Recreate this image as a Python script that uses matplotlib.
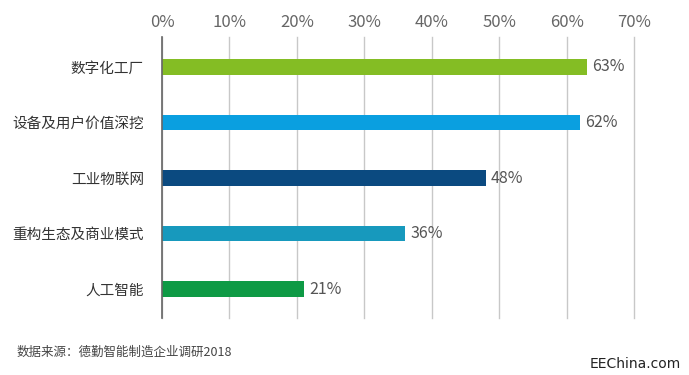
import matplotlib
matplotlib.use('Agg')
import matplotlib.pyplot as plt
from matplotlib.ticker import MultipleLocator, PercentFormatter

plt.rcParams['font.family'] = ['Noto Sans CJK SC', 'DejaVu Sans']

# data
categories = ['数字化工厂', '设备及用户价值深挖', '工业物联网', '重构生态及商业模式', '人工智能']
values = [63, 62, 48, 36, 21]
bar_colors = ['#84BD24', '#0A9FE0', '#0B4A80', '#1799BD', '#0E9A45']
source_note = '数据来源：德勤智能制造企业调研2018'
watermark = 'EEChina.com'

fig = plt.figure(figsize=(6.89, 3.75), dpi=100)
ax = fig.add_axes([0.2351, 0.152, 0.6851, 0.7493])

pos = list(range(len(categories)))
ax.barh(pos, values, height=0.28, color=bar_colors, zorder=3)

for p, v in zip(pos, values):
    ax.text(v + 0.8, p, '%d%%' % v, va='center', ha='left', fontsize=11.5, color='#555555')

ax.set_xlim(0, 70)
ax.set_ylim(4.52, -0.54)
ax.xaxis.set_major_locator(MultipleLocator(10))
ax.xaxis.set_major_formatter(PercentFormatter(decimals=0))
ax.xaxis.tick_top()
ax.tick_params(axis='x', length=0, pad=4, labelsize=12, labelcolor='#666666')
ax.set_yticks(pos)
ax.set_yticklabels(categories)
ax.tick_params(axis='y', length=0, pad=13, labelsize=10.5, labelcolor='#333333')

ax.grid(axis='x', color='#c8c8c8', linewidth=1.0, zorder=0)
for g in ax.get_xgridlines():
    g.set_clip_on(False)
for s in ['top', 'right', 'bottom']:
    ax.spines[s].set_visible(False)
ax.spines['left'].set_color('#666666')
ax.spines['left'].set_linewidth(1.2)
ax.spines['left'].set_zorder(4)

fig.text(17 / 689, 1 - 352 / 375, source_note, fontsize=9, color='#444444', va='center', ha='left')
fig.text(681 / 689, 1 - 364 / 375, watermark, fontsize=10, color='#222222', va='center', ha='right',
         family=['Liberation Sans Narrow', 'DejaVu Sans'])

fig.savefig('out.png', dpi=100)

• • • • • • •

#### Direction
Skip the pictures and restate exactly the lines from the beginning of the listing to the line with "plt.rcParams['font.family'] = ['Noto", that line included.

#### Result of this exercise
Recreate this image as a Python script that uses matplotlib.
import matplotlib
matplotlib.use('Agg')
import matplotlib.pyplot as plt
from matplotlib.ticker import MultipleLocator, PercentFormatter

plt.rcParams['font.family'] = ['Noto Sans CJK SC', 'DejaVu Sans']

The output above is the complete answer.